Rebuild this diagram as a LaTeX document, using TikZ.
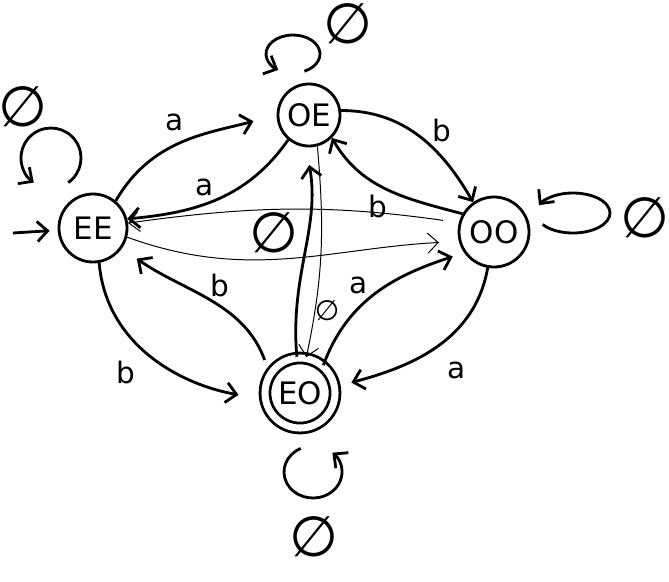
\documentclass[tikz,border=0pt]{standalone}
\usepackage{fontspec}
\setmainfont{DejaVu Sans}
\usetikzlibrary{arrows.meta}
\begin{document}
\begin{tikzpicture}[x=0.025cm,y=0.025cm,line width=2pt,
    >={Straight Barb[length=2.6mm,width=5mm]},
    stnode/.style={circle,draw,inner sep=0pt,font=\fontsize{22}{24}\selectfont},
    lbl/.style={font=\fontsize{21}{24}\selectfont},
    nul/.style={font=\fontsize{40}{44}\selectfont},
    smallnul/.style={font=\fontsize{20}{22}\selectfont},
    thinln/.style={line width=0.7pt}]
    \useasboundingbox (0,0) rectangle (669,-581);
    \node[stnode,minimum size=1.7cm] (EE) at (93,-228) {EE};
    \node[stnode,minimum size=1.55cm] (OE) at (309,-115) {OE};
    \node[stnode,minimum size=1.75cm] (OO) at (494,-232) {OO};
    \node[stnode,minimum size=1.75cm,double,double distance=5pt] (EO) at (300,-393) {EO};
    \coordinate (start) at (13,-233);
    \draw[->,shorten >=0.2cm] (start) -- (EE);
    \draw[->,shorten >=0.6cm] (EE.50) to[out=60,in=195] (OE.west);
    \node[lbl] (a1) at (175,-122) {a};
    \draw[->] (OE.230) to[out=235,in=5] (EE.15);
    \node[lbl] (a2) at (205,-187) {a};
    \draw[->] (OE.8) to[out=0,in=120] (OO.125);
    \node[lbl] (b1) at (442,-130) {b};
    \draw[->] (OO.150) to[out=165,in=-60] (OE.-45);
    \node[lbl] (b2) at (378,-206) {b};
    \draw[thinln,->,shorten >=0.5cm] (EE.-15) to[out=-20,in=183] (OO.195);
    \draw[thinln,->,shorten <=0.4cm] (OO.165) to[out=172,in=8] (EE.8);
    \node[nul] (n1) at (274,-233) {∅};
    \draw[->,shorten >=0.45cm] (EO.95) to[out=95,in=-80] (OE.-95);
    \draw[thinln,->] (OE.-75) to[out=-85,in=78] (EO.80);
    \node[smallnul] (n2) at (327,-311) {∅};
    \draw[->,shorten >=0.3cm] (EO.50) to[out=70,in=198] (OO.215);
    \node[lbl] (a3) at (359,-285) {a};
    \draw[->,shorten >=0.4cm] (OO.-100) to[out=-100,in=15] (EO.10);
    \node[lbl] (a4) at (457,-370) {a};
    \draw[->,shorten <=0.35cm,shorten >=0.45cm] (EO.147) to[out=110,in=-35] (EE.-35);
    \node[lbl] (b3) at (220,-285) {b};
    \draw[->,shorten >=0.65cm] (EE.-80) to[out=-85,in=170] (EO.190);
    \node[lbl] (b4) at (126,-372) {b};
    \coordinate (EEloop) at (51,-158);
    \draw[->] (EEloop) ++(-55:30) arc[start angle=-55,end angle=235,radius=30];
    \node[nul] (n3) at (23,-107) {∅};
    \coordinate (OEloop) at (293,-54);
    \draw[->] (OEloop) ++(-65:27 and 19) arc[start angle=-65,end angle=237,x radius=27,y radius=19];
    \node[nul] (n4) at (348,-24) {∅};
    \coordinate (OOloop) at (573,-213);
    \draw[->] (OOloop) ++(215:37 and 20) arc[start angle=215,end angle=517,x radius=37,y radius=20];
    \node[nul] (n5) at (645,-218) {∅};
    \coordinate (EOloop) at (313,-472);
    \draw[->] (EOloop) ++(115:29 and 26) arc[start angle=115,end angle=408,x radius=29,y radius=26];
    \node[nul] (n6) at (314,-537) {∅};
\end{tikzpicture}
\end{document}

--

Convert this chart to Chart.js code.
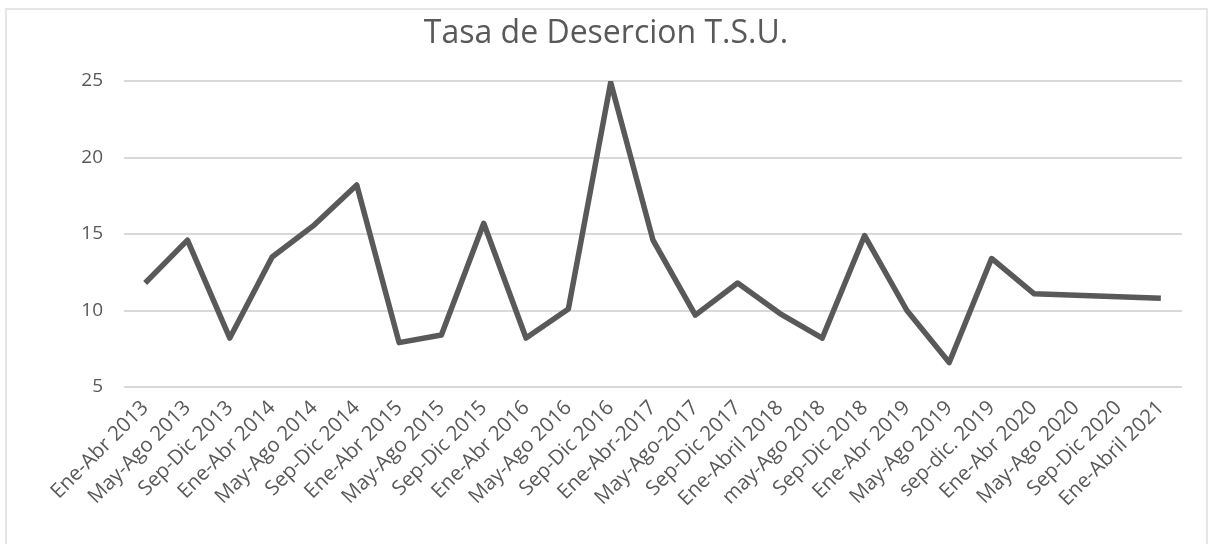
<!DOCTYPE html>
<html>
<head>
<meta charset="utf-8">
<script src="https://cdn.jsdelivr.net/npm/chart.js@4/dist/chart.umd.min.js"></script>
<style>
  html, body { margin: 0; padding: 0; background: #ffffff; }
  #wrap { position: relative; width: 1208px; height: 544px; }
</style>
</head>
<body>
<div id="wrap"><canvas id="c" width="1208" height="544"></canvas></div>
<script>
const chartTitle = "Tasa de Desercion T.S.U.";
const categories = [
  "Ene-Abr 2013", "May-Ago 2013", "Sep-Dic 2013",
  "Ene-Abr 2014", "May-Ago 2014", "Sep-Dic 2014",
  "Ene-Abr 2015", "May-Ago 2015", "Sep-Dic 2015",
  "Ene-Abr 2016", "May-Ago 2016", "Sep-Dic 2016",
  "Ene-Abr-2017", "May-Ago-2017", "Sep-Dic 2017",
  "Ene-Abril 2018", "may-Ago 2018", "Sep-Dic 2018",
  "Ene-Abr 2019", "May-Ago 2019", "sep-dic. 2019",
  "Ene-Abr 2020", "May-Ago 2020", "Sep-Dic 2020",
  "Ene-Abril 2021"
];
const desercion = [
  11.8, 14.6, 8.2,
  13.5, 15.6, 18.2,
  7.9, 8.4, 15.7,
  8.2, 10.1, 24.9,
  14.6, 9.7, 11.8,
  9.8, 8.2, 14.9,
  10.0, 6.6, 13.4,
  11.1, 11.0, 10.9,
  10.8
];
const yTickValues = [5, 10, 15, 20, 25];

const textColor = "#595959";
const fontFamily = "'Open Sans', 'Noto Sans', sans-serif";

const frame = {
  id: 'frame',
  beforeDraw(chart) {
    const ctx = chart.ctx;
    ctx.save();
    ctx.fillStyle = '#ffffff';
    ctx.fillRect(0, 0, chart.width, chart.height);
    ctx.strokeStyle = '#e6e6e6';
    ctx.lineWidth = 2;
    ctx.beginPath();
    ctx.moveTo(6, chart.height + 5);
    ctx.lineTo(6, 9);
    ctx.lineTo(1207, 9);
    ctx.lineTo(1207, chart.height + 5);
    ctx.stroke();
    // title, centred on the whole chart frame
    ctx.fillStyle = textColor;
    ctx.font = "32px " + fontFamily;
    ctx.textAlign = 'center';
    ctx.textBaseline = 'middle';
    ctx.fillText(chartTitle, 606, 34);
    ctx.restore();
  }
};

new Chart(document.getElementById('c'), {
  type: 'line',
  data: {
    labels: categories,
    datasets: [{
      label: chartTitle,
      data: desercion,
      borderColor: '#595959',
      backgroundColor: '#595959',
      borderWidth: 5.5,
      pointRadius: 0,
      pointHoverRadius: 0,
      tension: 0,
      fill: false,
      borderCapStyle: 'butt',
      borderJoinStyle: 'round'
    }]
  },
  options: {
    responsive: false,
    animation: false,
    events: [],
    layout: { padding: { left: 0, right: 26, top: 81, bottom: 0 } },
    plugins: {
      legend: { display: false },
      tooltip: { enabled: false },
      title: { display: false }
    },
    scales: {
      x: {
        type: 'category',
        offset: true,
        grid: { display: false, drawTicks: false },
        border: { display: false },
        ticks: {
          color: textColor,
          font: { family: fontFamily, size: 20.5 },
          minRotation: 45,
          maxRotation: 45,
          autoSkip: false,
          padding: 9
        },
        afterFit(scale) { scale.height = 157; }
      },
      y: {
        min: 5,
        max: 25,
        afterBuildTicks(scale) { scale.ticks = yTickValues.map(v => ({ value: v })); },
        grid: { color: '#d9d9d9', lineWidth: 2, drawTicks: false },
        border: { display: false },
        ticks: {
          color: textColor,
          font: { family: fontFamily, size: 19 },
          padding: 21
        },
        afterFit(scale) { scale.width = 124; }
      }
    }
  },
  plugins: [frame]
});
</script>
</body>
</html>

— Directive —
Tally the lines in the entries above that hold the word "this". Reply with nothing but that count.

— Worked answer —
2